**Goal of the exercise:** Print exactly the lines from the first one down to the line that contains "16.0, 16.5, 17.0, 17.5, 18.0, 18.5, 19.0, 19.5, 20.0]", both included, and skip the pictures.

- - - - - - -

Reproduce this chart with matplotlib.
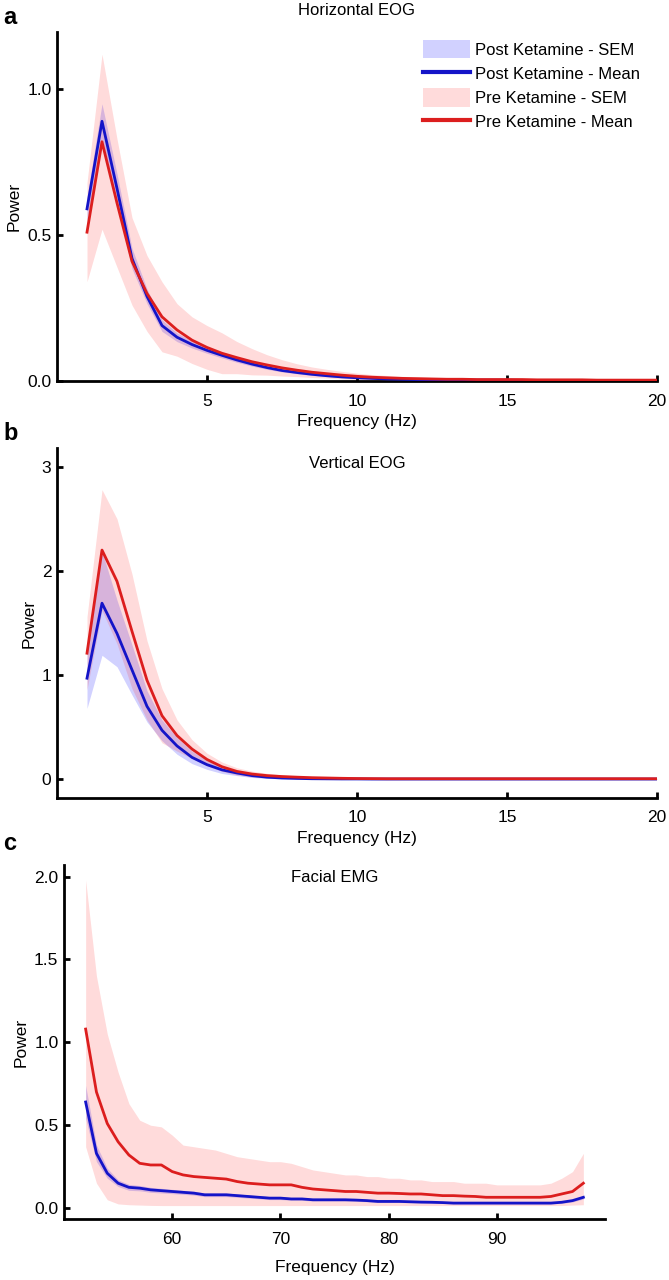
"""Pre vs post ketamine power spectra: horizontal EOG, vertical EOG, facial EMG."""
import matplotlib

matplotlib.use("Agg")
import matplotlib.pyplot as plt
import numpy as np
from matplotlib.lines import Line2D
from matplotlib.patches import Patch

# ---- data ----
FREQ_EOG = [1.0, 1.5, 2.0, 2.5, 3.0, 3.5, 4.0, 4.5, 5.0, 5.5,
            6.0, 6.5, 7.0, 7.5, 8.0, 8.5, 9.0, 9.5, 10.0, 10.5,
            11.0, 11.5, 12.0, 12.5, 13.0, 13.5, 14.0, 14.5, 15.0, 15.5,
            16.0, 16.5, 17.0, 17.5, 18.0, 18.5, 19.0, 19.5, 20.0]

HEOG_POST_MEAN = [0.59, 0.89, 0.66, 0.42, 0.29, 0.19, 0.15, 0.125, 0.105, 0.088,
                  0.072, 0.058, 0.046, 0.036, 0.029, 0.023, 0.018, 0.014, 0.011, 0.009,
                  0.007, 0.006, 0.005, 0.004, 0.004, 0.003, 0.003, 0.003, 0.003, 0.002,
                  0.002, 0.002, 0.002, 0.002, 0.002, 0.002, 0.002, 0.002, 0.002]
HEOG_POST_SEM = [0.04, 0.06, 0.05, 0.035, 0.025, 0.02, 0.015, 0.012, 0.01, 0.009,
                 0.008, 0.007, 0.006, 0.005, 0.004, 0.004, 0.003, 0.003, 0.002, 0.002,
                 0.002, 0.002, 0.002, 0.002, 0.002, 0.002, 0.002, 0.002, 0.002, 0.002,
                 0.002, 0.002, 0.002, 0.002, 0.002, 0.002, 0.002, 0.002, 0.002]
HEOG_PRE_MEAN = [0.51, 0.82, 0.61, 0.41, 0.30, 0.22, 0.175, 0.14, 0.115, 0.095,
                 0.080, 0.066, 0.055, 0.045, 0.037, 0.030, 0.025, 0.020, 0.016, 0.013,
                 0.011, 0.009, 0.008, 0.007, 0.006, 0.006, 0.005, 0.005, 0.005, 0.005,
                 0.004, 0.004, 0.004, 0.004, 0.003, 0.003, 0.003, 0.003, 0.003]
HEOG_PRE_SEM = [0.17, 0.30, 0.22, 0.15, 0.13, 0.12, 0.09, 0.08, 0.075, 0.07,
                0.055, 0.045, 0.035, 0.028, 0.022, 0.018, 0.015, 0.013, 0.011, 0.009,
                0.008, 0.007, 0.006, 0.005, 0.005, 0.004, 0.004, 0.004, 0.004, 0.003,
                0.003, 0.003, 0.003, 0.003, 0.003, 0.003, 0.003, 0.003, 0.003]

VEOG_POST_MEAN = [0.97, 1.69, 1.40, 1.05, 0.70, 0.47, 0.32, 0.21, 0.14, 0.09,
                  0.06, 0.035, 0.02, 0.012, 0.008, 0.005, 0.004, 0.003, 0.003, 0.002,
                  0.002, 0.002, 0.002, 0.002, 0.002, 0.002, 0.002, 0.002, 0.002, 0.002,
                  0.002, 0.002, 0.002, 0.002, 0.002, 0.002, 0.002, 0.002, 0.002]
VEOG_POST_SEM = [0.29, 0.50, 0.32, 0.24, 0.15, 0.10, 0.08, 0.06, 0.045, 0.035,
                 0.025, 0.018, 0.012, 0.008, 0.006, 0.005, 0.004, 0.003, 0.003, 0.002,
                 0.002, 0.002, 0.002, 0.002, 0.002, 0.002, 0.002, 0.002, 0.002, 0.002,
                 0.002, 0.002, 0.002, 0.002, 0.002, 0.002, 0.002, 0.002, 0.002]
VEOG_PRE_MEAN = [1.21, 2.20, 1.90, 1.42, 0.95, 0.61, 0.42, 0.29, 0.19, 0.12,
                 0.075, 0.05, 0.035, 0.026, 0.02, 0.015, 0.012, 0.009, 0.007, 0.006,
                 0.005, 0.005, 0.005, 0.005, 0.005, 0.005, 0.005, 0.005, 0.005, 0.005,
                 0.005, 0.005, 0.005, 0.005, 0.005, 0.005, 0.005, 0.005, 0.005]
VEOG_PRE_SEM = [0.35, 0.58, 0.60, 0.55, 0.38, 0.26, 0.15, 0.09, 0.06, 0.045,
                0.035, 0.028, 0.022, 0.016, 0.012, 0.010, 0.008, 0.007, 0.006, 0.005,
                0.004, 0.004, 0.004, 0.004, 0.004, 0.004, 0.004, 0.004, 0.004, 0.004,
                0.004, 0.004, 0.004, 0.004, 0.004, 0.004, 0.004, 0.004, 0.004]

FREQ_EMG = [52, 53, 54, 55, 56, 57, 58, 59, 60, 61,
            62, 63, 64, 65, 66, 67, 68, 69, 70, 71,
            72, 73, 74, 75, 76, 77, 78, 79, 80, 81,
            82, 83, 84, 85, 86, 87, 88, 89, 90, 91,
            92, 93, 94, 95, 96, 97, 98]
EMG_POST_MEAN = [0.64, 0.33, 0.21, 0.15, 0.125, 0.12, 0.11, 0.105, 0.10, 0.095,
                 0.09, 0.08, 0.08, 0.08, 0.075, 0.07, 0.065, 0.06, 0.06, 0.055,
                 0.055, 0.05, 0.05, 0.05, 0.05, 0.048, 0.045, 0.04, 0.04, 0.04,
                 0.038, 0.036, 0.035, 0.033, 0.03, 0.03, 0.03, 0.03, 0.03, 0.03,
                 0.03, 0.03, 0.03, 0.03, 0.035, 0.045, 0.065]
EMG_POST_SEM = [0.10, 0.05, 0.03, 0.02, 0.018, 0.016, 0.015, 0.014, 0.013, 0.012,
                0.012, 0.011, 0.011, 0.011, 0.01, 0.01, 0.009, 0.009, 0.009, 0.008,
                0.008, 0.008, 0.008, 0.008, 0.008, 0.007, 0.007, 0.006, 0.006, 0.006,
                0.006, 0.006, 0.006, 0.005, 0.005, 0.005, 0.005, 0.005, 0.005, 0.005,
                0.005, 0.005, 0.005, 0.005, 0.006, 0.008, 0.01]
EMG_PRE_MEAN = [1.08, 0.70, 0.51, 0.40, 0.32, 0.27, 0.26, 0.26, 0.22, 0.20,
                0.19, 0.185, 0.18, 0.175, 0.16, 0.15, 0.145, 0.14, 0.14, 0.14,
                0.125, 0.115, 0.11, 0.105, 0.10, 0.10, 0.095, 0.09, 0.09, 0.088,
                0.085, 0.085, 0.08, 0.075, 0.075, 0.072, 0.07, 0.065, 0.065, 0.065,
                0.065, 0.065, 0.065, 0.07, 0.085, 0.10, 0.15]
# pre-ketamine EMG band is clearly asymmetric, keep its bounds directly
EMG_PRE_UPPER = [1.98, 1.40, 1.05, 0.82, 0.63, 0.53, 0.50, 0.49, 0.44, 0.38,
                 0.37, 0.36, 0.35, 0.33, 0.31, 0.30, 0.29, 0.28, 0.28, 0.27,
                 0.25, 0.23, 0.22, 0.21, 0.20, 0.20, 0.19, 0.19, 0.18, 0.18,
                 0.17, 0.17, 0.16, 0.16, 0.16, 0.15, 0.15, 0.15, 0.14, 0.14,
                 0.14, 0.14, 0.14, 0.15, 0.18, 0.22, 0.33]
EMG_PRE_LOWER = [0.37, 0.15, 0.05, 0.025, 0.02, 0.018, 0.016, 0.015, 0.015, 0.015,
                 0.015, 0.015, 0.015, 0.015, 0.015, 0.015, 0.015, 0.015, 0.015, 0.015,
                 0.015, 0.015, 0.015, 0.015, 0.015, 0.015, 0.015, 0.015, 0.015, 0.015,
                 0.015, 0.015, 0.015, 0.015, 0.015, 0.015, 0.015, 0.015, 0.015, 0.015,
                 0.015, 0.015, 0.015, 0.015, 0.015, 0.018, 0.02]

LEGEND_LABELS = ["Post Ketamine - SEM", "Post Ketamine - Mean",
                 "Pre Ketamine - SEM", "Pre Ketamine - Mean"]

# ---- style ----
BLUE = "#1414c8"
RED = "#dc1e1e"
BLUE_FILL = "#0000ff"
RED_FILL = "#ff0000"
BLUE_ALPHA = 0.18
RED_ALPHA = 0.14
FS = 12.5
W, H = 669, 1280

plt.rcParams.update({
    "font.family": ["Liberation Sans", "DejaVu Sans"],
    "font.size": FS,
    "axes.linewidth": 2.0,
    "xtick.direction": "in",
    "ytick.direction": "in",
    "xtick.major.size": 4,
    "ytick.major.size": 4,
    "xtick.major.width": 2.0,
    "ytick.major.width": 2.0,
})


def px_axes(fig, x0, y0, x1, y1):
    """Axes from pixel box (left, top, right, bottom) of the 669x1280 canvas."""
    return fig.add_axes([x0 / W, 1 - y1 / H, (x1 - x0) / W, (y1 - y0) / H])


def draw(ax, freq, post_m, post_lo, post_hi, pre_m, pre_lo, pre_hi):
    ax.fill_between(freq, post_lo, post_hi, color=BLUE_FILL, alpha=BLUE_ALPHA, lw=0, zorder=1)
    ax.fill_between(freq, pre_lo, pre_hi, color=RED_FILL, alpha=RED_ALPHA, lw=0, zorder=1)
    ax.plot(freq, post_m, color=BLUE, lw=2.0, zorder=3)
    ax.plot(freq, pre_m, color=RED, lw=2.0, zorder=3)
    for side in ("top", "right"):
        ax.spines[side].set_visible(False)
    ax.tick_params(axis="x", pad=9, labelsize=FS)
    ax.tick_params(axis="y", pad=4, labelsize=FS)
    ax.set_xlabel("Frequency (Hz)", fontsize=FS)
    ax.set_ylabel("Power", fontsize=FS)


def band(m, s):
    m, s = np.asarray(m), np.asarray(s)
    return m - s, m + s


fig = plt.figure(figsize=(W / 100, H / 100), dpi=100)

# a: horizontal EOG
ax_a = px_axes(fig, 57, 32, 657, 381)
draw(ax_a, FREQ_EOG, HEOG_POST_MEAN, *band(HEOG_POST_MEAN, HEOG_POST_SEM),
     HEOG_PRE_MEAN, *band(HEOG_PRE_MEAN, HEOG_PRE_SEM))
ax_a.set_xlim(0, 20)
ax_a.set_ylim(0, 1.196)
ax_a.set_xticks([5, 10, 15, 20])
ax_a.set_yticks([0.0, 0.5, 1.0])
ax_a.set_yticklabels(["0.0", "0.5", "1.0"])
ax_a.set_title("Horizontal EOG", fontsize=12, pad=12)

handles = [Patch(facecolor=BLUE_FILL, alpha=BLUE_ALPHA, lw=0),
           Line2D([0], [0], color=BLUE, lw=3),
           Patch(facecolor=RED_FILL, alpha=RED_ALPHA, lw=0),
           Line2D([0], [0], color=RED, lw=3)]
ax_a.legend(handles, LEGEND_LABELS, loc="upper left", bbox_to_anchor=(423 / W, 1 - 40 / H),
            bbox_transform=fig.transFigure, frameon=False, fontsize=12,
            borderpad=0, borderaxespad=0, handlelength=2.8, handleheight=1.3,
            handletextpad=0.3, labelspacing=0.36)

# b: vertical EOG
ax_b = px_axes(fig, 57, 448, 657, 798)
draw(ax_b, FREQ_EOG, VEOG_POST_MEAN, *band(VEOG_POST_MEAN, VEOG_POST_SEM),
     VEOG_PRE_MEAN, *band(VEOG_PRE_MEAN, VEOG_PRE_SEM))
ax_b.set_xlim(0, 20)
ax_b.set_ylim(-0.18, 3.18)
ax_b.set_xticks([5, 10, 15, 20])
ax_b.set_yticks([0, 1, 2, 3])
ax_b.text(0.5, 0.957, "Vertical EOG", transform=ax_b.transAxes, ha="center", va="center", fontsize=12)

# c: facial EMG
ax_c = px_axes(fig, 64, 865, 605, 1219)
draw(ax_c, FREQ_EMG, EMG_POST_MEAN, *band(EMG_POST_MEAN, EMG_POST_SEM),
     EMG_PRE_MEAN, EMG_PRE_LOWER, EMG_PRE_UPPER)
ax_c.set_xlim(50, 100)
ax_c.set_ylim(-0.066, 2.07)
ax_c.set_xticks([60, 70, 80, 90])
ax_c.set_yticks([0.0, 0.5, 1.0, 1.5, 2.0])
ax_c.set_yticklabels(["0.0", "0.5", "1.0", "1.5", "2.0"])
ax_c.xaxis.labelpad = 10
ax_c.text(0.5, 0.966, "Facial EMG", transform=ax_c.transAxes, ha="center", va="center", fontsize=12)

# panel letters
for letter, y in (("a", 17), ("b", 434), ("c", 843)):
    fig.text(3 / W, 1 - y / H, letter, fontsize=17, fontweight="bold", ha="left", va="center")

fig.savefig("out.png", dpi=100)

- - - - - - -

**Output below:**
Reproduce this chart with matplotlib.
"""Pre vs post ketamine power spectra: horizontal EOG, vertical EOG, facial EMG."""
import matplotlib

matplotlib.use("Agg")
import matplotlib.pyplot as plt
import numpy as np
from matplotlib.lines import Line2D
from matplotlib.patches import Patch

# ---- data ----
FREQ_EOG = [1.0, 1.5, 2.0, 2.5, 3.0, 3.5, 4.0, 4.5, 5.0, 5.5,
            6.0, 6.5, 7.0, 7.5, 8.0, 8.5, 9.0, 9.5, 10.0, 10.5,
            11.0, 11.5, 12.0, 12.5, 13.0, 13.5, 14.0, 14.5, 15.0, 15.5,
            16.0, 16.5, 17.0, 17.5, 18.0, 18.5, 19.0, 19.5, 20.0]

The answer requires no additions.